FIG. 6 shows the block data of FIG. 3 after compression. The pixels are identified A1, A2, . . . G8, H8 and sub blocks are identified by the range of pixels (A1–D4, 5A–D8, E7–F8); the total block is identified A1–H8. This illustration proceeds with qualitative assessments of the step 50 threshold decision for brevity and clarity. The block has been acquired by the processor at step 32, and the calculation of the block variance made as noted above. The block is first divided in half into sub blocks 82 (A1–D8) and 84 (E1–H8). The choice to divide the square block vertically is arbitrary. All square sub blocks may consistently be divided vertically, or the choice may be alternated or randomized to avoid developing patterns or artifacts in which all rectangular compressed blocks are commonly oriented. Alternatively, multiple division methods may be performed on single blocks and sub-blocks to optimize compression, as will be discussed below. Preferably, two divisions are tested, and the division that yields the largest difference in means is the one used (if the block is divided at all). The use of the difference in means is a particular example of computing the gradient across the block with some other kernel. It is convenient to use the means because if subdivision occurs, the mean is useful to compute the pixel variance of the sub-block.
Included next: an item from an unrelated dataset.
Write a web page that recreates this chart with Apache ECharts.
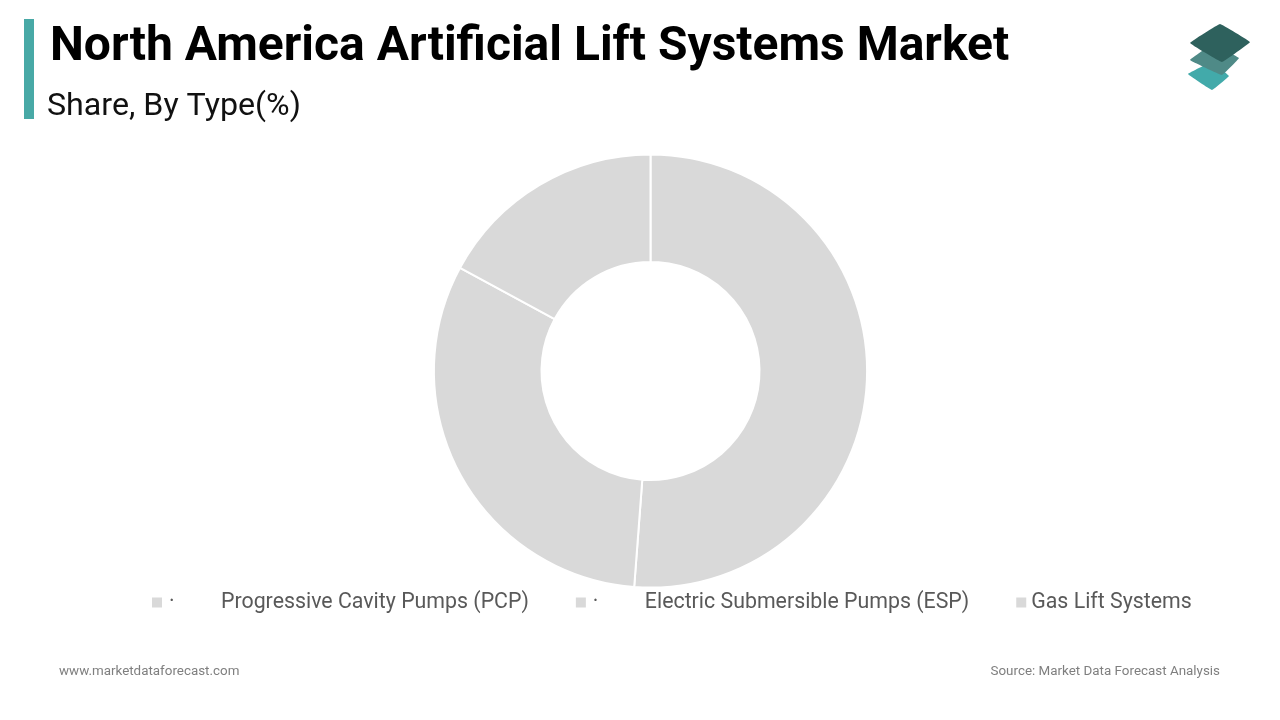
<!DOCTYPE html>
<html>

<head>
    <meta charset='UTF-8'>
    <script src="https://cdn.jsdelivr.net/npm/echarts@6/dist/echarts.min.js"></script>
    <style>
        html, body { margin: 0; background: #fff; }
        #chart { width: 1280px; height: 720px; }
    </style>
    <title>North America Artificial Lift Systems Market</title>
</head>

<body>
    <div id="chart"></div>
    <script>
        var types = ['Progressive Cavity Pumps (PCP)', 'Electric Submersible Pumps (ESP)', 'Gas Lift Systems'];
        var shares = [51.2, 31.7, 17.1];
        var titleText = 'North America Artificial Lift Systems Market';
        var subtitleText = 'Share, By Type(%)';
        var siteText = 'www.marketdataforecast.com';
        var sourceText = 'Source: Market Data Forecast Analysis';

        var myChart = echarts.init(document.getElementById('chart'), null, { renderer: 'canvas' });

        //logo layers, bottom one first
        function logoLayer(points, color) {
            return {
                type: 'polygon',
                shape: { points: points, smooth: 0.05 },
                style: { fill: color }
            };
        }

        var option = {
            backgroundColor: '#ffffff',
            animation: false,
            textStyle: { fontFamily: 'Roboto' },
            title: [{
                text: titleText,
                left: 50,
                top: 24,
                padding: 0,
                textStyle: { fontFamily: 'Roboto', fontSize: 48, fontWeight: 'bold', color: '#000000' }
            }, {
                text: subtitleText,
                left: 47,
                top: 91,
                padding: 0,
                textStyle: { fontFamily: 'Roboto', fontSize: 32.2, fontWeight: 'normal', color: '#111111' }
            }, {
                text: siteText,
                left: 59,
                top: 665,
                padding: 0,
                textStyle: { fontFamily: 'Roboto', fontSize: 13.4, fontWeight: 'normal', color: '#7f7f7f' }
            }, {
                text: sourceText,
                right: 60,
                top: 665,
                padding: 0,
                textStyle: { fontFamily: 'Roboto', fontSize: 13.4, fontWeight: 'normal', color: '#7f7f7f' }
            }],
            legend: {
                left: 152,
                top: 592,
                padding: 0,
                itemWidth: 10,
                itemHeight: 10,
                itemGap: 47,
                icon: 'rect',
                selectedMode: false,
                itemStyle: { borderWidth: 0 },
                data: types,
                formatter: function (name) {
                    if (name === types[2]) {
                        return '{last|' + name + '}';
                    }
                    return '{dot|·}{name|' + name + '}';
                },
                textStyle: {
                    rich: {
                        dot: { width: 52, fontFamily: 'Roboto', fontSize: 21.33, color: '#595959', padding: [0, 0, 0, 2] },
                        name: { fontFamily: 'Roboto', fontSize: 21.33, color: '#595959' },
                        last: { fontFamily: 'Roboto', fontSize: 21.33, color: '#595959' }
                    }
                }
            },
            series: [{
                type: 'pie',
                center: [650.5, 371],
                radius: [109, 216.6],
                startAngle: 90,
                clockwise: true,
                silent: true,
                label: { show: false },
                labelLine: { show: false },
                itemStyle: { color: '#d9d9d9', borderColor: '#ffffff', borderWidth: 2 },
                data: types.map(function (name, i) {
                    return { name: name, value: shares[i] };
                })
            }],
            graphic: [{
                type: 'rect',
                shape: { x: 24, y: 19, width: 10, height: 100 },
                style: { fill: '#48a9a6' }
            },
            logoLayer([[1212, 62], [1229, 76], [1212, 90], [1188, 74]], '#42aaaa'),
            logoLayer([[1213, 44], [1239, 58], [1222, 75], [1190, 60]], '#4f8a87'),
            logoLayer([[1220, 24], [1250, 42], [1222, 62], [1190, 43]], '#2e615d')]
        };

        myChart.setOption(option);
    </script>
</body>

</html>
The mean for each sub block is calculated. (This step may be omitted in cases where the block variance is above threshold V2, or below V1, where compression always occurs) to reduce calculations. A decision step would immediately follow step 40 and proceed directly to step 52, bypassing sub block calculations.) In this instance, the block variance is high, due to the significant range of values. The difference between the sub-block means is also quite high, with block 82 appearing to have a significantly lower variance than block 84, suggesting that the block would fall toward the upper right of the graph, well away from the domain suggesting compression.
Accordingly, each sub block is processed. Sub-block A1–D4 is set aside, and sub-block A5–D8 is processed. Qualitatively, it appears to be a block with no image information, and low level noise. The block variance is low, and the difference between sub block means is low. The sub block is therefore compressed, so that it is represented by the single value of zero, which most closely approximates the average value of all pixels. This value and location information is buffered for transmission to the printer.
Sub-block A1–D4 is retrieved from temporary storage, and processed as a block. Qualitatively, it appears to be a gradient between low values on the left, and high values on the right. A relatively high block variance, but possibly below V2, suggesting that whether it is compressed or divided may depend on its sub block mean differences. That calculation yields a large difference between the relatively low value left sub-block, and the higher-mean right half. Thus, the block is split, and each half processed as its own block. The upper portion A3–B4 of the left half has a minimal variance except for small noise, and is compressed. Similarly, the lower portion A1–B2 is relatively uniform in value, and is assigned the closest value to its average value. This process proceeds throughout the original block until all sub blocks have either been compressed, or broken down into single pixels.
In the example, the original 64 pixel values in the block are reduced to 26 values, a theoretical compression ratio of 2.46.
The function, parameters, thresholds and values employed may be more complex than in the illustration. The size of the block (or sub-block) being analyzed may determine these values. For instance, a large block might require a more limiting threshold for compression, because of the perceptibility of small value changes between large blocks.
Other factors may include the resolution of the original source image, qualities of the capture device.
Other variations on the method are also contemplated. For instance, to avoid the concerns about cutting square blocks and sub-blocks in one direction or the other (potentially missing opportunities for compression without degradation), the analysis of each square block or sub block may be made both ways. A first difference is calculated between horizontally divided sub-blocks, a second difference is calculated between vertically divided sub-blocks, and the greater of the differences used to identify the preferred direction in which to make the division. This improves the prospects for sub-blocks to be compressible, as the differences tend to be isolated earlier in the process.
Another conceptual approach to achieve the same end is to divide each square into four quadrants, and to perform the calculation accordingly.
A variation on this quadrant approach is to engage in still other ways to divide a block or sub block (typically square, as a rectangular block efficiently divides along its length). One useful division of a square block is to divide it into one part formed by 3 quadrants in an L shape, and the other part formed by the fourth quadrant. This is efficient for image gradients that proceed diagonally. For instance, in FIG. 6, block E5–F6 was uncompressed, yet if subdivided into a single pixel sub-block F5 and triple pixel sub block E5-E6-F6, the larger sub block may qualify for compression. This may also have been achieved with the single quadrant selected to be pixel E6. This variation may be added as a feature to the above as another alternative means to seek the greatest difference between sub-blocks, in order to determine the preferred method of dividing. This would also suggest that the diagonal gradient seeking mode would be applied in both orientations, to identify either direction of diagonal gradient.
Another optional feature to optimize the process is to identify any original sized blocks that are represented by a single value (i.e. fully compressed), to seek any adjacent fully compressed blocks of the same or tolerably similar value, and to compress those blocks together to be represented by a single value. This is useful for images having large uniform expanses of common values.
While the above is discussed in terms of preferred and alternative embodiments, the invention is not intended to be so limited. For instance, the values, thresholds, functions, and parameters may be varied to suit particular applications. The compression concepts may be applied to non-image files where lossy methods are tolerated, such as compression of audio or video data. The size of a nominal 8-by-8 pixel block may be adjusted (preferably retaining the repeatedly-divisible 2′-by-2′ format) to accommodate different needs, based on the expected typical size of a compressed sub block. This avoids needless processing of too-large initial blocks, or needless aggregating of too-small initial blocks.